Performance and scaling considerations

• Parallelize conversion across CPU cores, but respect per-process memory usage—vector conversion can spike memory due to complex paths.
• Use worker pools sized according to CPU, memory, and I/O constraints. Monitor resource usage and tune batch sizes.
• Cache intermediate results where possible (e.g., raster extractions) to avoid re-processing on retries.
• If using cloud infrastructure, leverage spot instances or autoscaling groups to reduce cost for large one-off conversions.

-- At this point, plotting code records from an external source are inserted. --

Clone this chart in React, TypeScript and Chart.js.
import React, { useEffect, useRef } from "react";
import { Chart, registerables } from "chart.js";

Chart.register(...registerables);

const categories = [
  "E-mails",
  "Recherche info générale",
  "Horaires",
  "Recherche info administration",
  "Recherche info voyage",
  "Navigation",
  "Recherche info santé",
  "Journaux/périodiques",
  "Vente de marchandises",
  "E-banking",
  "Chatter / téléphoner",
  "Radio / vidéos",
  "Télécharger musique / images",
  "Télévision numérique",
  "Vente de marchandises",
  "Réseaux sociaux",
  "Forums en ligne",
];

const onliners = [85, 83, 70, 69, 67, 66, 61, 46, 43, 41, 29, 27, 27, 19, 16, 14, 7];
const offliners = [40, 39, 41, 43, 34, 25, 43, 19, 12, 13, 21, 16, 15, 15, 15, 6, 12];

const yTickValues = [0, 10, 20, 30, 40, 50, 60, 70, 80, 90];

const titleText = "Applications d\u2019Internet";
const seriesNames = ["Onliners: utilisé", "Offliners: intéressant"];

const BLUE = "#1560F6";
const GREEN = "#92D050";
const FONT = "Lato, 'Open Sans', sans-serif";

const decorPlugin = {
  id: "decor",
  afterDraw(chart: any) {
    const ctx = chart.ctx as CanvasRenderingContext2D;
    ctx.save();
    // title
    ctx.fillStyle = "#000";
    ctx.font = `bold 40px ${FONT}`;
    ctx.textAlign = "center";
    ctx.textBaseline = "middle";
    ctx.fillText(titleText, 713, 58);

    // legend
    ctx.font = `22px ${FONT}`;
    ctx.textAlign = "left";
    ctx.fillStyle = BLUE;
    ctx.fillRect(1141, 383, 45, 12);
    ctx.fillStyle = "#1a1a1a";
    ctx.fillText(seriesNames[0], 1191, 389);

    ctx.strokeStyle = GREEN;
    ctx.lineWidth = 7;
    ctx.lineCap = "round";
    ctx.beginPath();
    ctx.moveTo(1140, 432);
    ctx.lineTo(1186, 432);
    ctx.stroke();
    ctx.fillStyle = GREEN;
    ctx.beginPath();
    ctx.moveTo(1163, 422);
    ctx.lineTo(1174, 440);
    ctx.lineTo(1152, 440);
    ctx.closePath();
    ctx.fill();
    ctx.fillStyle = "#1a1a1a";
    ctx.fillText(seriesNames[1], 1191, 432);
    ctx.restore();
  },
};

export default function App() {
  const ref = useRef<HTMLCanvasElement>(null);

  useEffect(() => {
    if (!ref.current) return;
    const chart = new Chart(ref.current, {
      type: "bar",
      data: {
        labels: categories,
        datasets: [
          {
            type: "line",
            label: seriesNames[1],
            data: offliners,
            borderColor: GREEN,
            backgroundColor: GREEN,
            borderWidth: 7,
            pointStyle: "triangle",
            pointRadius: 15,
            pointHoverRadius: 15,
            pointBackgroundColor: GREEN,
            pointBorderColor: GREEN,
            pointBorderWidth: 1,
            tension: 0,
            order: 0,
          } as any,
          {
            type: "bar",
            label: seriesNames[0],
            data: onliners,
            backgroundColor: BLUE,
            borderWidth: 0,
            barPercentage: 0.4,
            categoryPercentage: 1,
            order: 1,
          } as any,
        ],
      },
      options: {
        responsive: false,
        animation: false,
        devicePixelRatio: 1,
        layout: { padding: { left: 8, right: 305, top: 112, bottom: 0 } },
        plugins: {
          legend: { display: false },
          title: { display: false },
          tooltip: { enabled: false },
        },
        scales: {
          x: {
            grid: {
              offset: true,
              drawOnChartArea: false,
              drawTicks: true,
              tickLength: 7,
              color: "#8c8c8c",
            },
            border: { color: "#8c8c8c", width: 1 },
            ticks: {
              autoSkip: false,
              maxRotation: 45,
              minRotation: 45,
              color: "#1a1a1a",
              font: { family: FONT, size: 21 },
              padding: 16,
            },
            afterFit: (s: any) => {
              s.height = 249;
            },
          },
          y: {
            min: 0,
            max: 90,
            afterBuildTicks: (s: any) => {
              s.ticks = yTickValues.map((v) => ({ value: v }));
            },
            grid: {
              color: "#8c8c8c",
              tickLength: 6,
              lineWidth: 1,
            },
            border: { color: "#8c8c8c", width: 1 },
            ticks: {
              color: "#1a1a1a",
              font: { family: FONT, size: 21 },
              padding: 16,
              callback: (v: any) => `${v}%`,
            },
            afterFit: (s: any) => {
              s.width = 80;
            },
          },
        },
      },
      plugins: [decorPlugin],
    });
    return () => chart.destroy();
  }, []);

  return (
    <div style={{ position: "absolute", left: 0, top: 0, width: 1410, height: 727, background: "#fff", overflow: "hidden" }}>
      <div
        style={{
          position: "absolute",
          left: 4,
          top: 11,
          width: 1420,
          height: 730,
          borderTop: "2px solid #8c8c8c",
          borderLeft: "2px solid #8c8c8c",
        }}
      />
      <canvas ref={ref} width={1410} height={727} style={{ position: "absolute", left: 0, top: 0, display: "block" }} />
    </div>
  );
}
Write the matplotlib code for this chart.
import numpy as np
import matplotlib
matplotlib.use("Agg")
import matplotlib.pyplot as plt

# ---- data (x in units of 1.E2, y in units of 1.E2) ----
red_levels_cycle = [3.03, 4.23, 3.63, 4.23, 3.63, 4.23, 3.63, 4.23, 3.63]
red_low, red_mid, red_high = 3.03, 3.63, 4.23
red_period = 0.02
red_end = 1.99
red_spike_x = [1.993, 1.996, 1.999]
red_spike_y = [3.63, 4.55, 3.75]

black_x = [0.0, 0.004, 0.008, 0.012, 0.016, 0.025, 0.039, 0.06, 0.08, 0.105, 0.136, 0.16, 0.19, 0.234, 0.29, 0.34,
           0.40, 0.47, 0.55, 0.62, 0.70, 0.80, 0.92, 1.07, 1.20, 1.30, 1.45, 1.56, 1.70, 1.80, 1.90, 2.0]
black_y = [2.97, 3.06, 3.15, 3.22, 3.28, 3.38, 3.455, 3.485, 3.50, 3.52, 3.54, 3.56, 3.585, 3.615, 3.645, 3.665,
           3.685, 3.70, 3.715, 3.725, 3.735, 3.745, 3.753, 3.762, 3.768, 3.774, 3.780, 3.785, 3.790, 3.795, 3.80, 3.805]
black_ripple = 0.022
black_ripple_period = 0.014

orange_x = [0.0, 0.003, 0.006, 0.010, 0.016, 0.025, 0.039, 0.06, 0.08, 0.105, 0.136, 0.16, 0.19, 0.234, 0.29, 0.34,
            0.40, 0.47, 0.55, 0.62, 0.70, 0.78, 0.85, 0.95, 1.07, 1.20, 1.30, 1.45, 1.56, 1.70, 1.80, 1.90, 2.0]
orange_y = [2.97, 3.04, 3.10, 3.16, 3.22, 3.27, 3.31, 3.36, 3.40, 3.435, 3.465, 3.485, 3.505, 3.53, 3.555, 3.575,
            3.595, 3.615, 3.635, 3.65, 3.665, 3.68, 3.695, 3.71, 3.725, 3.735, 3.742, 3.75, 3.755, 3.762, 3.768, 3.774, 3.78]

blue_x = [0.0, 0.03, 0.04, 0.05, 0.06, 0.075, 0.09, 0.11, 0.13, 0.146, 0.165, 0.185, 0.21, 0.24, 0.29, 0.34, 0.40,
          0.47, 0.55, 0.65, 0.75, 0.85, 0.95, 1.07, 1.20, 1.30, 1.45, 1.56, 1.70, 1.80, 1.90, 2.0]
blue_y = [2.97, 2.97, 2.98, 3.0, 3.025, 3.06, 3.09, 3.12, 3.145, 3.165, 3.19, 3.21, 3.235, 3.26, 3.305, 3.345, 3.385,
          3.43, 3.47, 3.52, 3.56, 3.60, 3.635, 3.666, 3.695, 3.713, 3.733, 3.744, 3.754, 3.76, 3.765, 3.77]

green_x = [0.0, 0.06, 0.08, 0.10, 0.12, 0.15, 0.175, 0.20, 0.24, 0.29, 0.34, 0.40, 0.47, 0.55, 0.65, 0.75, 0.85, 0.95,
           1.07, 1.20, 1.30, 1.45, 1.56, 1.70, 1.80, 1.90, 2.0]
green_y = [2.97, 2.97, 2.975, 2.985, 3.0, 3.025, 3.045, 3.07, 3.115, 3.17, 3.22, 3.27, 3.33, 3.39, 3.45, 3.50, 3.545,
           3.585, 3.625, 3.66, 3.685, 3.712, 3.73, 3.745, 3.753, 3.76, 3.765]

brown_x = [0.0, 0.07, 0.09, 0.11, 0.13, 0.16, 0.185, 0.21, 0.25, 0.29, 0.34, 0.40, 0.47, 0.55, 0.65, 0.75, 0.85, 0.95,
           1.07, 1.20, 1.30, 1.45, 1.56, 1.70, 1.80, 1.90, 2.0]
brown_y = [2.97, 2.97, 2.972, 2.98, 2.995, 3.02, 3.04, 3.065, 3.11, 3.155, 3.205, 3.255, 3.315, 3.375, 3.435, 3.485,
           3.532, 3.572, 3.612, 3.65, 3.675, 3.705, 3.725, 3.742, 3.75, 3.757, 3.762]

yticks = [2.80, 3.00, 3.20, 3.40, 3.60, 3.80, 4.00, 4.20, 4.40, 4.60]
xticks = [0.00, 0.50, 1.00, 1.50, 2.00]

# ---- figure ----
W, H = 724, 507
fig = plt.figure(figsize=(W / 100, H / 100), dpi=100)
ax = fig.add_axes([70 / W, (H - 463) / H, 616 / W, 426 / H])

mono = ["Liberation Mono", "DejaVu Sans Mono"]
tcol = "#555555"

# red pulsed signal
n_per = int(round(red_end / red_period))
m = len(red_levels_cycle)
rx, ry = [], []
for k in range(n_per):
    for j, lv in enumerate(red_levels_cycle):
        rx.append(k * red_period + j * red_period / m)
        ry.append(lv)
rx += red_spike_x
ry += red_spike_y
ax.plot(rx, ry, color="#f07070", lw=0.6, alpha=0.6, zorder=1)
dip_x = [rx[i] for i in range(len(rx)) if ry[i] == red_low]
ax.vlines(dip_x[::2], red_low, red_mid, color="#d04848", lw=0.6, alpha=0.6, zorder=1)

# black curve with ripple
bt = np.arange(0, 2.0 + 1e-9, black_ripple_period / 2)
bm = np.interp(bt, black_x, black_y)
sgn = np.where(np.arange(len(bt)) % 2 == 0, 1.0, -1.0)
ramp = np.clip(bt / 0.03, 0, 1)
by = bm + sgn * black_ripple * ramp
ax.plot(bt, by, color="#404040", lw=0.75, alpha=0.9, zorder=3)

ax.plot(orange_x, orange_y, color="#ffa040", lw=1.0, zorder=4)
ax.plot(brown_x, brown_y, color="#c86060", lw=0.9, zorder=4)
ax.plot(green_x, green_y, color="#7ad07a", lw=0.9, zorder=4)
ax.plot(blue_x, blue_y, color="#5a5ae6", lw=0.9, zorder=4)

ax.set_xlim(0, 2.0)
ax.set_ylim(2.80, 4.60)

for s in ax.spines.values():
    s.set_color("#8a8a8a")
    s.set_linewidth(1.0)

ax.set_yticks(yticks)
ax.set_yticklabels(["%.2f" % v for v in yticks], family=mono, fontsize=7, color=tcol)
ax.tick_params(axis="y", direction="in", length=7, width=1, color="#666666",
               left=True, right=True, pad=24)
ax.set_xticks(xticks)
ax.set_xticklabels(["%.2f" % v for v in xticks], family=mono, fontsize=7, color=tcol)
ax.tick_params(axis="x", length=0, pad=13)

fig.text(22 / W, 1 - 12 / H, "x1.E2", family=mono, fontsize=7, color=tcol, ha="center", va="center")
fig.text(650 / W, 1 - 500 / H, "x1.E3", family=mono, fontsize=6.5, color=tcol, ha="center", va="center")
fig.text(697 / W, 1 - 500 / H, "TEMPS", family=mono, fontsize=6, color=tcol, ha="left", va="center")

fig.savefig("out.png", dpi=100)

File naming, metadata, and provenance

• Retain original filenames and store conversion metadata (tool version, date, options used) either in sidecar JSON or embedded within output metadata fields.
• If converting for archival purposes, include provenance info: original file checksum, conversion parameters, and converter version.

Handling problematic EMF files

• Common issues:
  • Unsupported GDI primitives: may render incorrectly or be omitted.
  • Complex clipping masks or gradient fills that don’t translate perfectly.
  • Broken or non-standard EMF files created by legacy software.
• Remediation steps:
  • Re-open EMF in the creating application (if available) and export to a more modern vector format.
  • Rasterize at a high resolution and include the raster alongside the vector as a fallback.
  • Manually rework in a vector editor for critical assets.

Example workflow (concise)

1. Scan and sample EMF files to classify types.
2. Install necessary fonts and set color profiles on worker nodes.
3. Run automated conversions using a chosen tool (Inkscape/LibreOffice/commercial SDK).
4. Run automated validation and visual diff checks.
5. Route failures to an exceptions queue for manual inspection.
6. Store outputs with provenance metadata and archive originals.

Cost, licensing, and compliance

• Evaluate licensing for commercial SDKs and fonts. Ensure you have rights to embed fonts in distributed files.
• Consider open-source tooling to reduce licensing cost but budget for engineering time for robustness and scaling.

Conclusion

Batch converting EMF to vector formats at scale requires attention to tooling, fonts, color management, automation, and quality control. By profiling your files, standardizing environments, automating with scalable worker pools, and instituting strong QC, you can achieve consistent, high-fidelity conversions suitable for production or archival needs.